R$ 1,3 trilhão na Conta Única do Tesouro
Os recursos do governo federal são centralizados e administrados pelo Banco Central (BC). Ali estão registrados os valores disponíveis para sua utilização a qualquer momento e para todos os fins. Existe uma rubrica famosa no financês da Esplanada, a conhecida e poderosa Conta Única do Tesouro Nacional junto ao BC. Pois essa conta, ao contrário das inverdades do discurso oficialista, sempre se apresentou de forma trilionária ao longo desse período todo da austeridade assassina. No momento atual, por exemplo, ela apresenta um saldo credor de R$ 1,3 trilhão para uso do governo federal.
Pois agora – oh, grande surpresa! – o dinheiro apareceu. Aqueles mesmos recursos que boa parte dos “especialistas” vociferavam e asseguravam não existir está sendo utilizado pelo governo, em seu tímido programa emergencial para combater a crise da covid-19. O problema é que Paulo Guedes e seu séquito ainda não se convenceram de que sua análise é equivocada. Por mais que a grande maioria dos países já tenham abandonado a austeridade fiscal, por aqui a equipe do Ministério da Economia ainda opera na base da rigidez orçamentária e opõe todo o tipo de dificuldade para fazer o dinheiro chegar na ponta, nas mãos dos mais necessitados.

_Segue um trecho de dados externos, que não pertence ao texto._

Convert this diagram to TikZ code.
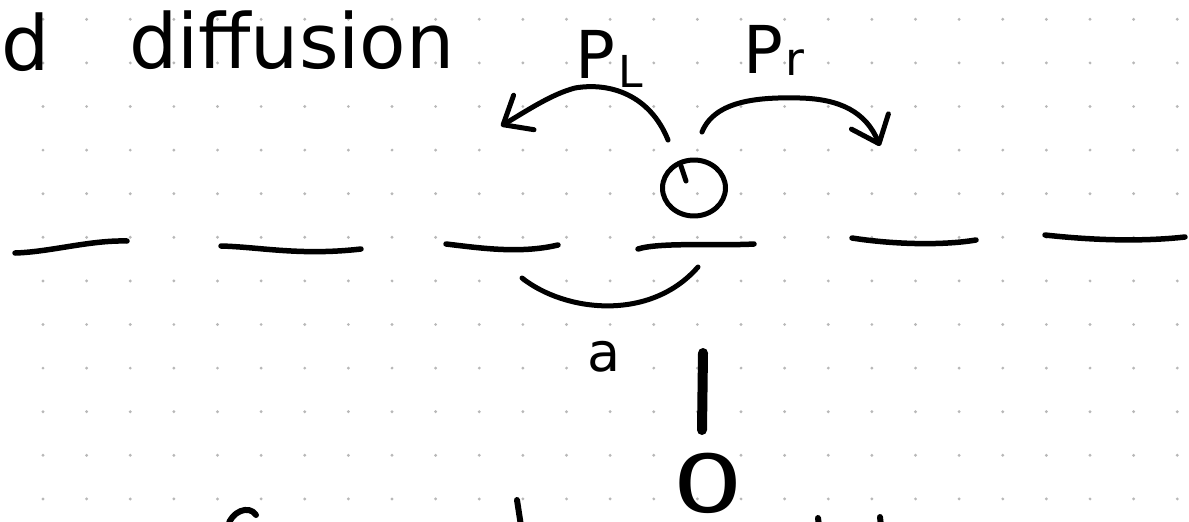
\documentclass[tikz,border=0pt]{standalone}
\usepackage{fontspec}
\setmainfont{DejaVu Sans}
\usetikzlibrary{arrows.meta, shapes.geometric}
\newcommand{\hand}[1]{\fontsize{#1}{#1}\selectfont}

\begin{document}
\begin{tikzpicture}[x=1pt, y=-1pt, line cap=round, line join=round,
  pen/.style={line width=5pt, black},
  site/.style={pen, line width=5.5pt},
  hop/.style={pen, -{Straight Barb[round, length=24pt, width=40pt]}},
  gridpt/.style={fill=black!28},
  label/.style={anchor=base west, inner sep=0pt}]
  \useasboundingbox (0,0) rectangle (1189,522);
  \clip (0,0) rectangle (1189,522);

  % dot paper
  \foreach \x in {43,86.625,...,1180}
    \foreach \y in {19.3,62.9,...,510}
      \fill[gridpt] (\x,\y) circle (1.6);

  % heading (cut off on the left)
  \node[label] (headd) at (1,70) {\hand{76}d};
  \node[label] (heading) at (129,68) {\hand{76}diffusion};

  % lattice sites
  \draw[site] (15,253) .. controls (50,252) and (90,240) .. (127,241);
  \draw[site] (221,246) .. controls (260,247) and (300,256) .. (361,249);
  \draw[site] (446,244) .. controls (480,248) and (520,254) .. (558,245);
  \draw[site] (638,249) .. controls (660,242) and (720,246) .. (754,244);
  \draw[site] (852,238) .. controls (890,244) and (940,246) .. (976,240);
  \draw[site] (1045,235) .. controls (1090,240) and (1140,242) .. (1185,237);

  % particle on its site
  \node[draw, ellipse, line width=5pt, minimum width=63pt, minimum height=56pt,
    inner sep=0pt] (particle) at (694,188) {};
  \draw[pen] (681,166) -- (686,181);

  % hops left and right
  \coordinate (startL) at (668,140);
  \coordinate (startR) at (702,132);
  \coordinate (hopL) at (501,126);
  \coordinate (hopR) at (880,146);
  \draw[hop] (startL) .. controls (650,95) and (610,82) .. (575,88)
    .. controls (552,94) and (528,110) .. (hopL);
  \draw[hop] (startR) .. controls (715,100) and (760,97) .. (800,98)
    .. controls (840,99) and (866,112) .. (hopR);
  \node[label] (pl) at (575,78) {\hand{66}P\kern3pt\raisebox{-9pt}{\hand{44}L}};
  \node[label] (pr) at (743,73) {\hand{66}P\kern2pt\raisebox{-2pt}{\hand{46}r}};

  % spacing a
  \coordinate (braceL) at (522,278);
  \coordinate (braceR) at (698,267);
  \draw[pen] (braceL) .. controls (565,312) and (650,322) .. (braceR);
  \node[anchor=base, inner sep=0pt] (spacing) at (604,371) {\hand{54}a};

  % origin mark
  \coordinate (tickT) at (703,353);
  \coordinate (tickB) at (702,430);
  \draw[line width=10pt] (tickT) -- (tickB);
  \node[inner sep=0pt] (origin) at (708,483) {\hand{80}\scalebox{1.4}[1]{0}};

  % next line, cut off at the bottom edge
  \draw[pen, line width=6pt] (228,526) .. controls (231,512) and (249,504) .. (256,515);
  \draw[pen, line width=6pt] (517,500) -- (521,526);
  \draw[pen, line width=6pt] (818,518) -- (819,526);
  \draw[pen, line width=6pt] (880,517) -- (881,526);
\end{tikzpicture}
\end{document}
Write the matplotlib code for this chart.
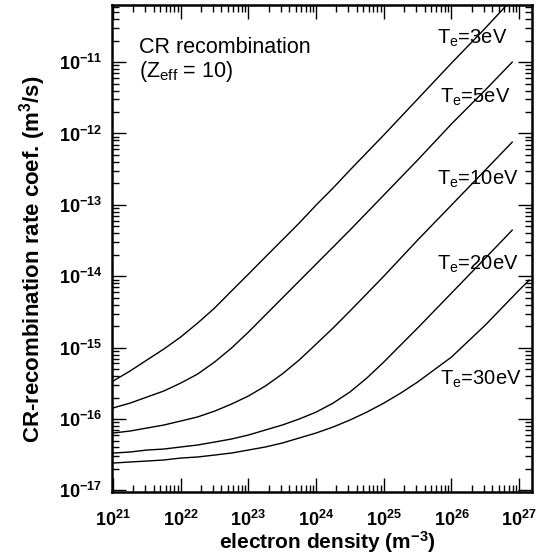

Comportamento oposto ocorre, aliás, quando se trata de oferecer centenas de bilhões de reais e outras benesses aos grandes bancos privados e demais outras instituições do sistema financeiro. Nesses casos, o dinheiro abunda e as facilidades são amplas, gerais e irrestritas.
Não tem jeito mesmo. A realidade é dura e temos de encontrar alternativas. Enquanto o País contar com Bolsonaro no Planalto e Guedes na Economia, as perspectivas são cada vez mais sombrias. O primeiro acha que tudo não passa de uma gripezinha e faz campanha aberta contra o isolamento, uma vez que o Brasil não pode parar. Já o outro, não se convence de que as vidas de mais de 200 milhões de pessoas são mais importantes do que os lucros dos bancos.

*Paulo Kliass é Doutor em Economia pela Universidade de Paris 10 e Especialista em Políticas Públicas e Gestão Governamental, carreira do governo federal.